You’ve lost sight of the type of person you’re looking for and have noticed a slip in your standards. (Don’t settle for sexist Mark just because his teeth are whiter than unemployed Joe’s please oh please girl I beg you). Do you remember what you were looking for when you first got a dating profile? Are you looking for someone to settle down with or are you looking for someone to have adventures with?

You keep picking emotionally unstable men, or more you feel like they pick you. Honey, they’re not picking you. It’s time you did some self reflection and find some stability in yourself so you can start attracting it as well. You might be self sabotaging because you’re really not ready for a relationship, its just that all of your girlfriends are in relationships and your grandma won’t stop talking about your ovaries at the dining room table.

Dating has become your hobby. It’s not a hobby, stop trying to make it one.

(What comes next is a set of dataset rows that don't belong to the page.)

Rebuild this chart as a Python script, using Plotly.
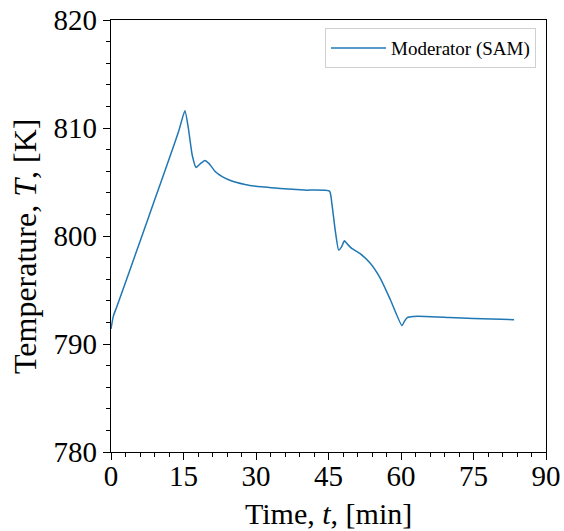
import plotly.graph_objects as go

# Moderator temperature transient computed with SAM
time_min = [0, 0.5, 1.2, 3, 6, 9, 12, 14, 15.3, 16.0, 16.8, 17.6, 18.5, 19.4,
            20.3, 21.5, 23, 25, 27.5, 30, 35, 40, 45.2, 45.7, 46.4, 47.1, 47.7,
            48.3, 49.0, 49.8, 51.6, 53.6, 55.7, 57.8, 60.2, 60.7, 61.3, 62.6,
            65, 70, 75, 83.4]
temp_K = [791.4, 792.6, 793.45, 795.7, 799.5, 803.3, 807.1, 809.7, 811.6,
          810.0, 807.5, 806.35, 806.7, 807.0, 806.7, 806.0, 805.5, 805.1,
          804.8, 804.6, 804.4, 804.25, 804.15, 803.0, 800.5, 798.7, 799.0,
          799.55, 799.2, 798.85, 798.35, 797.5, 796.1, 794.1, 791.7, 792.1,
          792.45, 792.55, 792.55, 792.45, 792.35, 792.25]

x_ticks = [0, 15, 30, 45, 60, 75, 90]
y_ticks = [780, 790, 800, 810, 820]

FONT = "Liberation Serif"

fig = go.Figure()
fig.add_trace(go.Scatter(
    x=time_min, y=temp_K, mode="lines", name="Moderator (SAM)",
    line=dict(color="#1f77b4", width=1.5, shape="spline", smoothing=0.5),
))

axis_common = dict(
    showline=True, linecolor="black", linewidth=1.2, mirror=True,
    showgrid=False, zeroline=False, ticks="outside", ticklen=7,
    tickwidth=1.2, tickcolor="black", automargin=False,
    tickfont=dict(family=FONT, size=29, color="black"),
)

fig.update_xaxes(
    range=[0, 90], tickvals=x_ticks, ticklabelstandoff=-9,
    minor=dict(dtick=3, ticks="outside", ticklen=4, tickcolor="black", tickwidth=1),
    **axis_common,
)
fig.update_yaxes(
    range=[780, 820], tickvals=y_ticks,
    minor=dict(dtick=2, ticks="outside", ticklen=4, tickcolor="black", tickwidth=1),
    **axis_common,
)

# Axis titles
fig.add_annotation(
    text="Time, <i>t</i>, [min]", xref="paper", yref="paper", x=0.5, y=0,
    xanchor="center", yanchor="middle", yshift=-61, showarrow=False,
    font=dict(family=FONT, size=30, color="black"),
)
fig.add_annotation(
    text="Temperature, <i>T</i>, [K]", xref="paper", yref="paper", x=0, y=0.5,
    xanchor="center", yanchor="middle", xshift=-86, yshift=-11, textangle=-90,
    showarrow=False, font=dict(family=FONT, size=32, color="black"),
)

fig.update_layout(
    width=564, height=531,
    margin=dict(l=111, r=18, t=20, b=79),
    plot_bgcolor="white", paper_bgcolor="white",
    showlegend=True,
    legend=dict(
        x=0.977, y=0.981, xanchor="right", yanchor="top", itemwidth=55,
        bordercolor="#d0d0d0", borderwidth=1, bgcolor="rgba(255,255,255,0.8)",
        font=dict(family=FONT, size=19, color="black"),
    ),
)

fig.write_html("out.html")
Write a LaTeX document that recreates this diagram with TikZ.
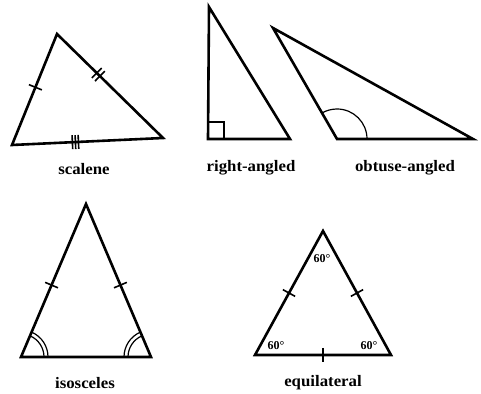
\documentclass[tikz,border=0pt]{standalone}
\usepackage{fontspec}
\setmainfont{Liberation Serif}
\usetikzlibrary{calc}
\newcommand\tickat[4][7pt]{\draw[tickmark] ($(#2)!#4!(#3)!#1!90:(#3)$) -- ($(#2)!#4!(#3)!#1!-90:(#3)$);}
\begin{document}
\begin{tikzpicture}[x=1pt,y=1pt,
  edge/.style={line width=2.6pt, line join=miter},
  tickmark/.style={line width=1.6pt},
  thinline/.style={line width=1.2pt},
  lbl/.style={font=\fontsize{16}{16}\selectfont\bfseries, inner sep=0pt, xscale=1.05},
  deg/.style={font=\fontsize{12}{12}\selectfont\bfseries, inner sep=0pt}]
\useasboundingbox (0,0) rectangle (481,393);
% scalene
\coordinate (A1) at (57,359);
\coordinate (B1) at (12,248);
\coordinate (C1) at (163,255);
\draw[edge] (A1) -- (B1) -- (C1) -- cycle;
\tickat{B1}{A1}{0.52}
\tickat{A1}{C1}{0.375}
\tickat{A1}{C1}{0.405}
\tickat{B1}{C1}{0.40}
\tickat{B1}{C1}{0.42}
\tickat{B1}{C1}{0.44}
\node[lbl] (l1) at (84,224) {scalene};
% right-angled
\coordinate (A2) at (209,386);
\coordinate (B2) at (208,254);
\coordinate (C2) at (290,254);
\draw[edge] (A2) -- (B2) -- (C2) -- cycle;
\draw[thinline] ($(B2)+(0,17)$) -- ($(B2)+(16,17)$) -- ($(B2)+(16,0)$);
\node[lbl] (l2) at (251,225) {right-angled};
% obtuse-angled
\coordinate (A3) at (273,365);
\coordinate (B3) at (337,254);
\coordinate (C3) at (473,254);
\draw[edge] (A3) -- (B3) -- (C3) -- cycle;
\draw[thinline] ($(B3)+(30,0)$) arc[start angle=0, end angle=120, radius=30];
\node[lbl] (l3) at (405,225) {obtuse-angled};
% isosceles
\coordinate (A4) at (86,189);
\coordinate (B4) at (21,36);
\coordinate (C4) at (151,36);
\draw[edge] (A4) -- (B4) -- (C4) -- cycle;
\tickat{B4}{A4}{0.47}
\tickat{C4}{A4}{0.47}
\draw[thinline] ($(B4)+(27,0)$) arc[start angle=0, end angle=67, radius=27];
\draw[thinline] ($(B4)+(23,0)$) arc[start angle=0, end angle=67, radius=23];
\draw[thinline] ($(C4)+(-27,0)$) arc[start angle=180, end angle=113, radius=27];
\draw[thinline] ($(C4)+(-23,0)$) arc[start angle=180, end angle=113, radius=23];
\node[lbl] (l4) at (85,10) {isosceles};
% equilateral
\coordinate (A5) at (323,162);
\coordinate (B5) at (255,38);
\coordinate (C5) at (391,38);
\draw[edge] (A5) -- (B5) -- (C5) -- cycle;
\tickat{B5}{A5}{0.5}
\tickat{C5}{A5}{0.5}
\tickat{B5}{C5}{0.5}
\node[deg] (d1) at (322,134) {60°};
\node[deg] (d2) at (276,47) {60°};
\node[deg] (d3) at (369,47) {60°};
\node[lbl] (l5) at (323,10) {equilateral};
\end{tikzpicture}
\end{document}
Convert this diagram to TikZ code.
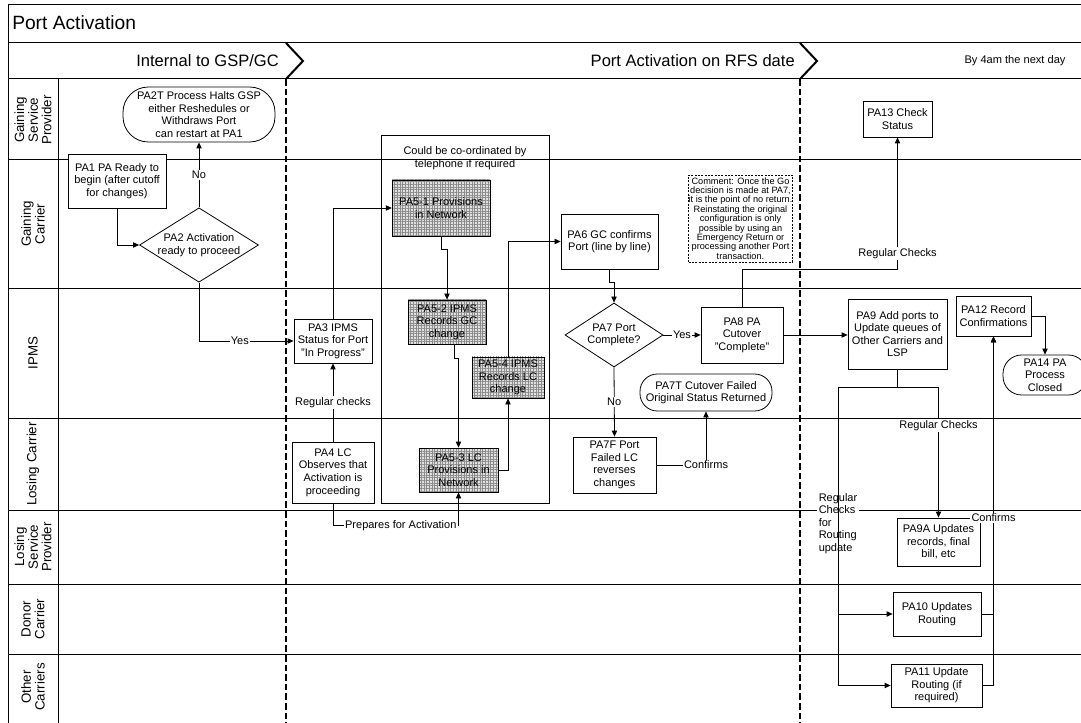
\documentclass[tikz,border=0pt]{standalone}
\usepackage{fontspec}
\setmainfont{Liberation Sans}
\usetikzlibrary{arrows.meta,shapes.geometric,patterns.meta,calc}
\newcommand\bxf{\fontsize{8.25}{9.4}\selectfont}
\newcommand\cmf{\fontsize{6.9}{7.05}\selectfont}
\newcommand\lnf{\fontsize{10}{10.2}\selectfont}
\newcommand\ttlf{\fontsize{14.4}{16}\selectfont}
\newcommand\phf{\fontsize{12.4}{14}\selectfont}
\newcommand\smf{\fontsize{8.3}{10}\selectfont}
\begin{document}
\begin{tikzpicture}[x=0.75pt,y=-0.75pt,
  sz/.style 2 args={minimum width=#1*0.75pt,minimum height=#2*0.75pt},
  bx/.style={draw,fill=white,align=center,font=\bxf,inner sep=0pt,line width=0.6pt},
  hx/.style={bx,preaction={fill=black!12},pattern={Hatch[angle=0,distance=2pt,line width=0.3pt]},pattern color=black!45},
  term/.style={bx,rounded corners=#1},
  dia/.style={bx,diamond},
  cmt/.style={draw,fill=white,align=center,font=\cmf,inner sep=0pt,line width=0.5pt,dash pattern=on 1.5pt off 1pt},
  con/.style={line width=0.6pt,-{Triangle[length=4.5pt,width=4pt]}},
  lin/.style={line width=0.6pt},
  lbl/.style={fill=white,inner sep=1pt,font=\bxf},
  lane/.style={line width=0.75pt},
  phase/.style={line width=1.5pt},
  sepline/.style={line width=1.6pt,dash pattern=on 5pt off 2.2pt},
  lanelbl/.style={rotate=90,align=center,font=\lnf,inner sep=0pt}]
\useasboundingbox (0,0) rectangle (1081,723);
\clip (0,0) rectangle (1081,723);
\fill[white] (0,0) rectangle (1081,723);
% frame and lanes
\draw[lane] (1081,5) -- (8,5) -- (8,723);
\foreach \yy in {43,79,160,289,418,510,584,654} \draw[lane] (8,\yy) -- (1081,\yy);
\draw[lane] (58,79) -- (58,723);
% phase chevrons and separators
\draw[phase] (286,43) -- (303,61) -- (286,79);
\draw[phase] (800,43) -- (817,61) -- (800,79);
\draw[sepline] (286,79) -- (286,723);
\draw[sepline] (800,79) -- (800,723);
% titles
\node[anchor=west,font=\ttlf,inner sep=0pt] (title) at (12,23) {Port Activation};
\node[anchor=east,font=\phf,inner sep=0pt] (ph1) at (279,61) {Internal to GSP/GC};
\node[anchor=east,font=\phf,inner sep=0pt] (ph2) at (795,61) {Port Activation on RFS date};
\node[font=\smf,inner sep=0pt] (ph3) at (1015,61) {By 4am the next day};
% lane labels
\node[lanelbl] (L1) at (33,120) {Gaining\\Service\\Provider};
\node[lanelbl] (L2) at (33,224) {Gaining\\Carrier};
\node[lanelbl] (L3) at (33,353) {IPMS};
\node[lanelbl] (L4) at (33,464) {Losing Carrier};
\node[lanelbl] (L5) at (33,547) {Losing\\Service\\Provider};
\node[lanelbl] (L6) at (33,619) {Donor\\Carrier};
\node[lanelbl] (L7) at (33,687) {Other\\Carriers};
% container
\node[draw,line width=0.6pt,sz={168}{368},inner sep=0pt] (cont) at (465,319) {};
\node[font=\bxf,align=center,inner sep=0pt] (conttxt) at (465,158) {Could be co-ordinated by\\telephone if required};
% nodes
\node[term=19pt,sz={152}{55}] (PA2T) at (199,114.5) {PA2T Process Halts GSP\\either Reshedules or\\Withdraws Port\\can restart at PA1};
\node[bx,sz={98}{54}] (PA1) at (117,181) {PA1 PA Ready to\\begin (after cutoff\\for changes)};
\node[dia,aspect=1.6,sz={119}{74}] (PA2) at (199,245) {PA2 Activation\\ready to proceed};
\node[bx,sz={78}{44}] (PA3) at (333,341) {PA3 IPMS\\Status for Port\\"In Progress"};
\node[bx,sz={82}{61}] (PA4) at (333,472.5) {PA4 LC\\Observes that\\Activation is\\proceeding};
\node[hx,sz={98}{56}] (PA51) at (441,208) {PA5-1 Provisions\\in Network};
\node[hx,sz={78}{44}] (PA52) at (447,322) {PA5-2 IPMS\\Records GC\\change};
\node[hx,sz={79}{44}] (PA53) at (458.5,470) {PA5-3 LC\\Provisions in\\Network};
\node[hx,sz={72}{41}] (PA54) at (508,377.5) {PA5-4 IPMS\\Records LC\\change};
\node[bx,sz={97}{55}] (PA6) at (609.5,241.5) {PA6 GC confirms\\Port (line by line)};
\node[cmt,sz={103}{87}] (CMT) at (740.5,218.5) {Comment: Once the Go\\decision is made at PA7,\\it is the point of no return.\\Reinstating the original\\configuration is only\\possible by using an\\Emergency Return or\\processing another Port\\transaction.};
\node[dia,aspect=1.53,sz={98}{64}] (PA7) at (614,335) {PA7 Port\\Complete?};
\node[bx,sz={82}{56}] (PA8) at (742,335) {PA8 PA\\Cutover\\"Complete"};
\node[term=13pt,sz={132}{37}] (PA7T) at (706,392.5) {PA7T Cutover Failed\\Original Status Returned};
\node[bx,sz={83}{56}] (PA7F) at (614.5,465) {PA7F Port\\Failed LC\\reverses\\changes};
\node[bx,sz={69}{36}] (PA13) at (897.5,119) {PA13 Check\\Status};
\node[bx,sz={99}{70}] (PA9) at (897.5,334) {PA9 Add ports to\\Update queues of\\Other Carriers and\\LSP};
\node[bx,sz={75}{40}] (PA12) at (993.5,316) {PA12 Record\\Confirmations};
\node[term=14pt,sz={84}{40}] (PA14) at (1045,375) {PA14 PA\\Process\\Closed};
\node[bx,sz={83}{48}] (PA9A) at (938.5,542) {PA9A Updates\\records, final\\bill, etc};
\node[bx,sz={88}{44}] (PA10) at (937,614) {PA10 Updates\\Routing};
\node[bx,sz={91}{43}] (PA11) at (936.5,685.5) {PA11 Update\\Routing (if\\required)};
% connectors
\draw[con] (PA1.south) |- (PA2.west);
\draw[con] (PA2.north) -- (PA2T.south) node[lbl,pos=0.5] (lNo1) {No};
\draw[con] (PA2.south) |- (PA3.west) node[lbl,pos=0.716] (lYes1) {Yes};
\draw[con] (PA3.north) |- (PA51.west);
\draw[con] (PA51.south) -- ++(0,13) -| (PA52.north);
\draw[con] ([xshift=5.25pt]PA52.south) -- ++(0,14) -| (PA53.north);
\draw[con] (PA53.east) -| (PA54.south);
\draw[con] (PA54.north) |- (PA6.west);
\draw[con] (PA4.north) -- (PA3.south) node[lbl,pos=0.5] (lReg1) {Regular checks};
\draw[con] (PA4.south) -- ++(0,22) -| (PA53.south) node[lbl,pos=0.27] (lPrep) {Prepares for Activation};
\draw[con] (PA6.south) -- ++(0,13) -| (PA7.north);
\draw[con] (PA7.east) -- (PA8.west) node[lbl,pos=0.5] (lYes2) {Yes};
\draw[con] (PA7.south) -- (PA7F.north) node[lbl,pos=0.5] (lNo2) {No};
\draw[con] (PA7F.east) -| (PA7T.south) node[lbl,pos=0.5] (lConf1) {Confirms};
\draw[con] (PA8.north) -- ++(0,-37) -| (PA13.south) node[lbl,pos=0.56] (lReg2) {Regular Checks};
\draw[con] (PA8.east) -- (PA8.east -| PA9.west);
\draw[con] (PA9.south) -- ++(0,18) -| (PA9A.north) node[lbl,pos=0.645] (lReg3) {Regular Checks};
\draw[con] (PA9.south) -- ++(0,18) -- ++(-59.5,0) |- (PA10.west) node[lbl,pos=0.3,align=left] (lReg4) {Regular\\Checks\\for\\Routing\\update};
\draw[con] (PA9.south) -- ++(0,18) -- ++(-59.5,0) |- (PA11.west);
\draw[con] (PA10.east) -| (PA12.south);
\draw[con] (PA11.east) -| (PA12.south) node[lbl,pos=0.74] (lConf2) {Confirms};
\draw[con] (PA12.east) -| (PA14.north);
\end{tikzpicture}
\end{document}
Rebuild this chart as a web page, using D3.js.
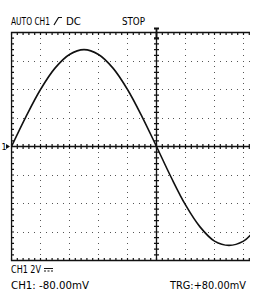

If you’re spending hours browsing potential matches, then flirting, texting, and preplanning multiple evening long dates, then we need to reevaluate how you spend your time. It was always a bummer seeing some of the same profiles as months and months go by, and then realizing they might be thinking the same thing about you, its a sad look in the mirror. Delete the app and go take a walk in the park. Your profile becomes more interesting if you actually do more things, not because of all the extra time you spend editing it.

Hey you might find that cute guy with a decent career at that park. And No, its not because you finally stopped looking. Its because you finally stopped judging profiles with your unrealistic expectations and obsessing over your very move.

 

Should You Give Your Ex A Second Chance?

AKA, Is it a really dumb idea to get back with an ex?

Did you guys give it a fair shot the first time? Or was it more of a relationship that never reached its potential? If you were legit dating for 4-6 months, I’d say that was a solid try and things weren’t meant to be. Your ex is someone of your past for a reason, if it didn’t work out then, it probably won’t work out now.

Did you just break up last month? The feelings of doubt and loneliness are normal, make a date night with your girlfriends and keep on healing. No matter what, its important to let time do its thing and take a solid break.

It might be important to consider why things ended the first time. Did one of you move away, was he just an asshole and you finally got sick of his shit, or maybe you weren’t ready for things to get so serious and bailed.

Unfortunately, things usually aren’t so black and white. There’s usually a few reasons why things didn’t work out, some making you want to try again and others whispering that you’d be a fool to think he changed.

But if you were unhappy in that relationship, don’t let loneliness and a few bad first dates wear you down. Don’t go back and settle because the first couple of months haven’t been easy. Love doesn’t just get handed to you, you gotta fight for it.

Honestly, people rarely change. They can change, they are capable of it. But the majority stay the same. But I think this lesson is meant to be learned the hard way. The heart is emotional and irrational, no logic nor list of his bad habits will save it.

Heck, maybe you should just take him back for one night, flush him out of your system, and then leave his sorry ass in the morning 😛

If he’s matured, if you’re both looking for the same thing, and are on the same page, then maybe the timing will finally be right for you two.